In 2007, TENNIS.com’s Peter Bodo wrote a prescient blog post, “The Perfect Player,” calling attention to a then-19-year old Novak Djokovic and his remarkably well-balanced game. It became a widely disseminated and oft-cited article that, given the premise of the story, left a juicy question dangling: where do you go from “perfect?”
Here, some 16 years later, we asked him to revisit that post asking what, if anything, has changed in the intervening years?—The editors
NEW YORK—Following Novak Djokovic throughout his career has been a little bit like watching a museum-grade black-and-white photograph being developed in the darkroom of a master photographer. The photo paper with the latent image is slipped into a chemical bath and gradually a picture emerges, sometimes so slowly that you don’t notice how substantially the final image differs from the rough, early outlines.

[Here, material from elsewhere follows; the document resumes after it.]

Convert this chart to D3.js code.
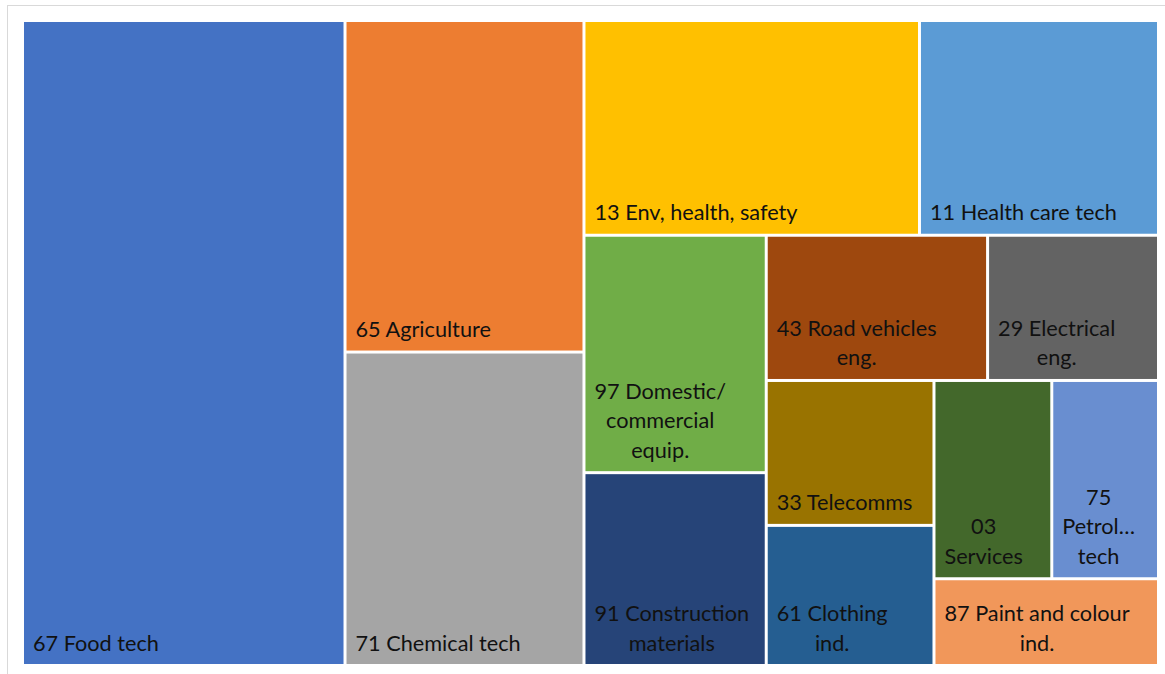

So it goes with Djokovic, the all-time men’s Grand Slam singles champion and No. 2 seed at this US Open. Much about the 36-year-old paragon’s game and person is similar to what it was 16-plus years ago—in some cases, improbably so. But much has changed as well.
Djokovic’s elasticity and long, loose limbs are still those of an ideal athletic body. He still has a marvelous economy of motion. The eye-catching trunk-and-shoulder rotation and quick feet he first displayed back in 2007 remain striking today. Djokovic had some rough edges back then, but they have been painstakingly smoothed out, burr by burr. Once prone to outbursts of anger, he now uses adversity as fuel.